I really really admire the high classical era, in which it seemed that the ideal of a painter was to make something look like life, but a little bit better. This year I am hoping to have a show with pieces inspired by classical themes, in many senses of the word. Not just post-renaissance painting, but also the original work of antiquity.
There I have a problem. I grew up on the sanitised, Victorian-style classical art, full of white marble and cleaned surfaces. My favourite classical statue (pre-classical, in fact) has the remains of paint on it, but it is still faded and subtle. You know what? I’m OK with that. I can live with loving a false idol, because the idol is so fantastic. It’s the sodding Parthenon Marbles! I mean, it’s exactly what I’ve been taught to admire in art, and therefore I do.
Which is another story, of course. But this is what I did today. I’ll leave a discussion of the ‘Elgin’ marbles for another time, and you can look at a naked goddess instead. She’s probably going to be a goddess. She might be a nymph, but given how few clothes I am going to put on her, she’s unlikely to be mortal.
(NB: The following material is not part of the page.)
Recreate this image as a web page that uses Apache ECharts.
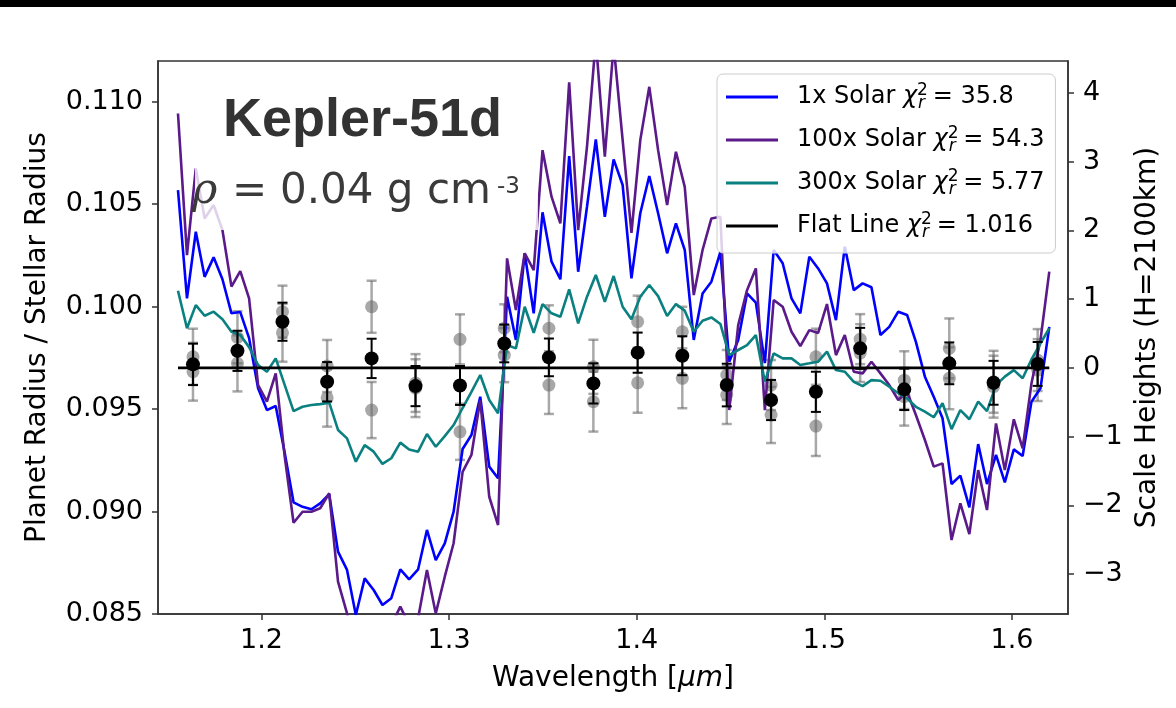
<!DOCTYPE html>
<html><head><meta charset="utf-8">
<script src="https://cdn.jsdelivr.net/npm/echarts@6/dist/echarts.min.js"></script>
<style>html,body{margin:0;padding:0;background:#fff}#c{width:1176px;height:708px}</style>
</head><body><div id="c"></div>
<script>
// ---------- data ----------
const wavelengths = [1.1555,1.1603,1.1650,1.1697,1.1745,1.1792,1.1840,1.1887,1.1934,1.1982,
1.2029,1.2076,1.2124,1.2171,1.2219,1.2266,1.2313,1.2361,1.2408,1.2456,
1.2503,1.2550,1.2598,1.2645,1.2692,1.2740,1.2787,1.2835,1.2882,1.2929,
1.2977,1.3024,1.3072,1.3119,1.3166,1.3214,1.3261,1.3309,1.3356,1.3403,
1.3451,1.3498,1.3546,1.3593,1.3640,1.3688,1.3735,1.3782,1.3830,1.3877,
1.3925,1.3972,1.4019,1.4067,1.4114,1.4162,1.4209,1.4256,1.4304,1.4351,
1.4398,1.4446,1.4493,1.4541,1.4588,1.4635,1.4683,1.4730,1.4778,1.4825,
1.4872,1.4920,1.4967,1.5014,1.5062,1.5109,1.5157,1.5204,1.5251,1.5299,
1.5346,1.5394,1.5441,1.5488,1.5536,1.5583,1.5630,1.5678,1.5725,1.5773,
1.5820,1.5867,1.5915,1.5962,1.6010,1.6057,1.6104,1.6152,1.6199];

const solar1x = [0.10568,0.10040,0.10365,0.10145,0.10240,0.10133,0.09967,0.09973,0.09846,0.09601,
0.09495,0.09515,0.09285,0.09045,0.09023,0.09011,0.09040,0.09085,0.08804,0.08715,
0.08495,0.08674,0.08617,0.08544,0.08577,0.08718,0.08669,0.08718,0.08910,0.08763,
0.08845,0.08999,0.09305,0.09373,0.09560,0.09219,0.09162,0.10048,0.09837,0.10260,
0.09967,0.10460,0.10219,0.10133,0.10734,0.10170,0.10487,0.10816,0.10438,0.10718,
0.10593,0.10138,0.10455,0.10637,0.10455,0.10260,0.10406,0.10276,0.09837,0.10064,
0.10121,0.10267,0.09731,0.09837,0.10064,0.10019,0.09724,0.10276,0.10211,0.10040,
0.09967,0.10243,0.10186,0.10113,0.09934,0.10292,0.10080,0.10113,0.10094,0.09861,
0.09901,0.09975,0.09959,0.09828,0.09658,0.09560,0.09455,0.09134,0.09175,0.09020,
0.09329,0.09134,0.09276,0.09142,0.09303,0.09271,0.09536,0.09601,0.09901];

const solar100x = [0.10942,0.10251,0.10674,0.10430,0.10495,0.10373,0.10097,0.10173,0.10040,0.09617,
0.09536,0.09674,0.09267,0.08945,0.08999,0.08999,0.09016,0.09089,0.08658,0.08503,
0.08324,0.08471,0.08422,0.08373,0.08446,0.08536,0.08446,0.08480,0.08715,0.08503,
0.08682,0.08845,0.09193,0.09276,0.09544,0.09072,0.08934,0.10235,0.09983,0.10260,
0.10178,0.10763,0.10536,0.10406,0.11094,0.10373,0.10780,0.11300,0.10731,0.11276,
0.10812,0.10360,0.10812,0.11072,0.10763,0.10495,0.10755,0.10584,0.10056,0.10276,
0.10430,0.10438,0.09495,0.09910,0.10080,0.10186,0.09495,0.10032,0.09999,0.09877,
0.09807,0.09885,0.09871,0.10012,0.09763,0.09861,0.09682,0.09674,0.09731,0.09674,
0.09617,0.09544,0.09584,0.09471,0.09349,0.09219,0.09235,0.08861,0.09040,0.08890,
0.09202,0.09007,0.09430,0.09202,0.09450,0.09308,0.09625,0.09837,0.10170];

const solar300x = [0.10077,0.09894,0.10007,0.09955,0.09975,0.09938,0.09877,0.09861,0.09802,0.09715,
0.09682,0.09747,0.09617,0.09490,0.09511,0.09520,0.09524,0.09531,0.09398,0.09357,
0.09243,0.09324,0.09292,0.09232,0.09260,0.09336,0.09303,0.09292,0.09378,0.09316,
0.09368,0.09422,0.09505,0.09584,0.09666,0.09544,0.09479,0.09812,0.09796,0.09999,
0.09872,0.10012,0.09967,0.09950,0.10084,0.09918,0.10048,0.10154,0.10023,0.10149,
0.09999,0.09938,0.10048,0.10105,0.10051,0.09954,0.10012,0.09980,0.09877,0.09931,
0.09947,0.09915,0.09763,0.09788,0.09812,0.09861,0.09633,0.09772,0.09747,0.09747,
0.09715,0.09723,0.09731,0.09780,0.09690,0.09682,0.09633,0.09612,0.09641,0.09638,
0.09609,0.09577,0.09552,0.09511,0.09487,0.09460,0.09528,0.09402,0.09495,0.09450,
0.09536,0.09490,0.09617,0.09658,0.09690,0.09650,0.09742,0.09820,0.09894];

const flatLineValue = 0.09701;
const flatLineRange = [1.1555, 1.6199];

const obsWavelengths = [1.1635,1.1872,1.2112,1.2350,1.2587,1.2821,1.3058,1.3294,1.3532,1.3769,
1.4005,1.4243,1.4480,1.4716,1.4955,1.5191,1.5426,1.5666,1.5902,1.6137];
const obsCombined = [0.09718,0.09784,0.09926,0.09633,0.09747,0.09612,0.09615,0.09820,0.09752,0.09625,
0.09775,0.09760,0.09617,0.09544,0.09584,0.09796,0.09596,0.09723,0.09628,0.09720];
const obsCombinedErr = [0.00101,0.00098,0.00093,0.00096,0.00096,0.00098,0.00095,0.00092,0.00092,0.00098,
0.00098,0.00095,0.00104,0.00098,0.00098,0.00100,0.00101,0.00102,0.00107,0.00107];
const obsVisitA = [0.09755,0.09850,0.09975,0.09710,0.09999,0.09627,0.09840,0.09894,0.09894,0.09706,
0.09926,0.09877,0.09666,0.09617,0.09755,0.09841,0.09641,0.09796,0.09633,0.09739];
const obsVisitAErr = [0.00137,0.00127,0.00127,0.00127,0.00127,0.00141,0.00122,0.00117,0.00112,0.00132,
0.00127,0.00122,0.00122,0.00122,0.00137,0.00122,0.00141,0.00146,0.00151,0.00151];
const obsVisitB = [0.09682,0.09723,0.09872,0.09555,0.09495,0.09602,0.09389,0.09763,0.09617,0.09536,
0.09628,0.09650,0.09568,0.09471,0.09417,0.09773,0.09560,0.09650,0.09609,0.09690];
const obsVisitBErr = [0.00141,0.00137,0.00141,0.00141,0.00137,0.00141,0.00137,0.00132,0.00141,0.00146,
0.00146,0.00146,0.00141,0.00137,0.00146,0.00141,0.00141,0.00151,0.00151,0.00151];

const legendNames = ['1x Solar','100x Solar','300x Solar','Flat Line'];
const legendChi2 = ['35.8','54.3','5.77','1.016'];
const xTicks = [1.2,1.3,1.4,1.5,1.6];
const yTicks = [0.085,0.090,0.095,0.100,0.105,0.110];
const scaleHeightTicks = [-3,-2,-1,0,1,2,3,4];

// ---------- chart ----------
const FONT = 'DejaVu Sans';
const AX = '#333';
const pairs = (xs, ys) => xs.map((x, i) => [x, ys[i]]);
const triples = (xs, ys, es) => xs.map((x, i) => [x, ys[i], es[i]]);

function errorBars(name, data, color, lw, cap, z) {
  return {
    type: 'custom', name: name, z: z, silent: true, data: data,
    encode: { x: 0, y: 1 },
    renderItem: function (params, api) {
      const x = api.value(0), y = api.value(1), e = api.value(2);
      const lo = api.coord([x, y - e]), hi = api.coord([x, y + e]);
      const st = { stroke: color, lineWidth: lw };
      return { type: 'group', children: [
        { type: 'line', shape: { x1: lo[0], y1: lo[1], x2: hi[0], y2: hi[1] }, style: st },
        { type: 'line', shape: { x1: lo[0] - cap, y1: lo[1], x2: lo[0] + cap, y2: lo[1] }, style: st },
        { type: 'line', shape: { x1: hi[0] - cap, y1: hi[1], x2: hi[0] + cap, y2: hi[1] }, style: st }
      ]};
    }
  };
}
function modelLine(name, ys, color, z) {
  return { type: 'line', name: name, data: pairs(wavelengths, ys), color: color, symbol: 'none',
    lineStyle: { color: color, width: 2.6 }, z: z, silent: true, clip: true };
}
const greyC = 'rgba(105,105,105,0.58)';

const chart = echarts.init(document.getElementById('c'), null, { renderer: 'canvas', width: 1176, height: 708 });
chart.setOption({
  animation: false,
  backgroundColor: '#fff',
  grid: { left: 158, right: 108, top: 61, bottom: 94, show: true, borderColor: AX, borderWidth: 1.5,
          backgroundColor: 'transparent', containLabel: false, outerBoundsMode: 'none' },
  xAxis: {
    type: 'value', min: 1.14485, max: 1.62987,
    axisLine: { show: true, onZero: false, lineStyle: { color: AX, width: 1.5 } },
    axisTick: { show: true, inside: false, length: 6, customValues: xTicks, lineStyle: { color: AX, width: 1.5 } },
    axisLabel: { customValues: xTicks, formatter: v => v.toFixed(1), fontFamily: FONT, fontSize: 27, color: '#000', margin: 13 },
    splitLine: { show: false },
    name: 'Wavelength [{it|μm}]', nameLocation: 'middle', nameGap: 51,
    nameTextStyle: { fontFamily: FONT, fontSize: 28, color: '#000',
      rich: { it: { fontFamily: FONT, fontSize: 28, fontStyle: 'italic', color: '#000' } } }
  },
  yAxis: [{
    type: 'value', position: 'left', min: 0.085, max: 0.11198,
    axisLine: { show: true, onZero: false, lineStyle: { color: AX, width: 1.5 } },
    axisTick: { show: true, length: 6, customValues: yTicks, lineStyle: { color: AX, width: 1.5 } },
    axisLabel: { customValues: yTicks, formatter: v => v.toFixed(3), fontFamily: FONT, fontSize: 27, color: '#000', margin: 15 },
    splitLine: { show: false },
    name: 'Planet Radius / Stellar Radius', nameLocation: 'middle', nameRotate: 90, nameGap: 106,
    nameTextStyle: { fontFamily: FONT, fontSize: 28, color: '#000' }
  }, {
    type: 'value', position: 'right', min: -3.58, max: 4.462,
    axisLine: { show: true, onZero: false, lineStyle: { color: AX, width: 1.5 } },
    axisTick: { show: true, length: 6, customValues: scaleHeightTicks, lineStyle: { color: AX, width: 1.5 } },
    axisLabel: { customValues: scaleHeightTicks, formatter: v => (v < 0 ? '\u2212' + Math.abs(v) : String(v)),
      fontFamily: FONT, fontSize: 27, color: '#000', margin: 15 },
    splitLine: { show: false },
    name: 'Scale Heights (H=2100km)', nameLocation: 'middle', nameRotate: 90, nameGap: 61,
    nameTextStyle: { fontFamily: FONT, fontSize: 28, color: '#000' }
  }],
  legend: {
    left: 717, top: 74, orient: 'vertical', selectedMode: false,
    data: legendNames, icon: 'rect', itemWidth: 52, itemHeight: 3, itemGap: 13,
    backgroundColor: 'rgba(255,255,255,0.8)', borderColor: '#cccccc', borderWidth: 1, borderRadius: 6,
    padding: [8, 11, 12, 9],
    formatter: name => {
      const i = legendNames.indexOf(name);
      return name + ' {chi|χ}{sup|2}{sub|r}{eq| = ' + legendChi2[i] + '}';
    },
    textStyle: { fontFamily: FONT, fontSize: 24, color: '#000', lineHeight: 30, padding: [0, 0, 0, 14],
      rich: {
        chi: { fontFamily: FONT, fontSize: 24, fontStyle: 'italic', color: '#000', lineHeight: 30 },
        sup: { fontFamily: FONT, fontSize: 17, color: '#000', lineHeight: 18, verticalAlign: 'top', width: 1 },
        sub: { fontFamily: FONT, fontSize: 17, fontStyle: 'italic', color: '#000', lineHeight: 18, verticalAlign: 'bottom' },
        eq: { fontFamily: FONT, fontSize: 24, color: '#000', lineHeight: 30 }
      } }
  },
  graphic: [
    { type: 'rect', shape: { x: 0, y: 0, width: 1176, height: 7 }, style: { fill: '#000' }, z: 100, silent: true },
    { type: 'rect', shape: { x: 195, y: 167, width: 343, height: 63 }, style: { fill: 'rgba(255,255,255,0.8)' }, z: 50, silent: true },
    { type: 'text', x: 223, y: 121, z: 51, silent: true,
      style: { text: 'Kepler-51d', font: 'bold 54px "Liberation Sans"', fill: '#333', align: 'left', verticalAlign: 'middle' } },
    { type: 'text', x: 192, y: 192, z: 51, silent: true,
      style: { text: 'ρ', font: 'italic 43px "DejaVu Serif"', fill: '#3a3a3a', align: 'left', verticalAlign: 'middle' } },
    { type: 'text', x: 232, y: 192, z: 51, silent: true,
      style: { text: '=', font: '42px "DejaVu Sans"', fill: '#3a3a3a', align: 'left', verticalAlign: 'middle' } },
    { type: 'text', x: 280, y: 192, z: 51, silent: true,
      style: { text: '0.04 g cm', font: '42px "DejaVu Sans"', fill: '#3a3a3a', align: 'left', verticalAlign: 'middle' } },
    { type: 'text', x: 497, y: 187, z: 51, silent: true,
      style: { text: '-3', font: '23px "DejaVu Sans"', fill: '#3a3a3a', align: 'left', verticalAlign: 'middle' } }
  ],
  series: [
    errorBars('visitA_err', triples(obsWavelengths, obsVisitA, obsVisitAErr), greyC, 2.5, 5, 1),
    errorBars('visitB_err', triples(obsWavelengths, obsVisitB, obsVisitBErr), greyC, 2.5, 5, 1),
    { type: 'scatter', name: 'visitA', data: pairs(obsWavelengths, obsVisitA), symbolSize: 13, itemStyle: { color: greyC, opacity: 1 }, z: 1, silent: true },
    { type: 'scatter', name: 'visitB', data: pairs(obsWavelengths, obsVisitB), symbolSize: 13, itemStyle: { color: greyC, opacity: 1 }, z: 1, silent: true },
    modelLine('1x Solar', solar1x, '#0000ff', 3),
    modelLine('100x Solar', solar100x, '#5a1a8a', 3),
    modelLine('300x Solar', solar300x, '#0b8080', 3),
    { type: 'line', name: 'Flat Line', data: [[flatLineRange[0], flatLineValue], [flatLineRange[1], flatLineValue]],
      color: '#000', symbol: 'none', lineStyle: { color: '#000', width: 2.6 }, z: 4, silent: true },
    errorBars('combined_err', triples(obsWavelengths, obsCombined, obsCombinedErr), '#000', 2, 5, 5),
    { type: 'scatter', name: 'combined', data: pairs(obsWavelengths, obsCombined), symbolSize: 14, itemStyle: { color: '#000', opacity: 1 }, z: 6, silent: true }
  ]
});
</script></body></html>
I do not like the face as I finally painted it, but that is fine. It is just a place-holder for what will be there. I now have the trouble of adding in a landscape like one in my mind, with plenty of autumn in it.
On the full canvas you can see my measuring marks and the arabesques I was aiming for on the back. Once I worked out where I was going wrong, I turned the canvas upside-down and started painting. On her chest there is a Rubens-style shadow which is thinner than it should be, but which I wish to use to define the arm and chest, rather than the light source. This is a common trick of his and one that I like to use, to a point. Cutting out the shadows that are too complex for a single plane to bear is very important. I am not trying to paint a photograph. I am trying to paint something you want to look at more than at a photo.
It interests me that this is much like an illustration from an American magazine 50 years ago – I know more about the American market than I do about the British one, thanks to Mr Andrew Loomis, a famous illustrator. (I commend his books to anyone who wants to paint, and his advice not to do it as a sideline to anyone who wants to do it for money.)
It also has an aeroplane nose-decoration theme – put the girl in a bikini and she could be on any bomber you don’t paint like a shark. Those two cases, illustration and decoration, are pretty close to what I want to paint, but I think I will have to reduce the tan a little. Ah well.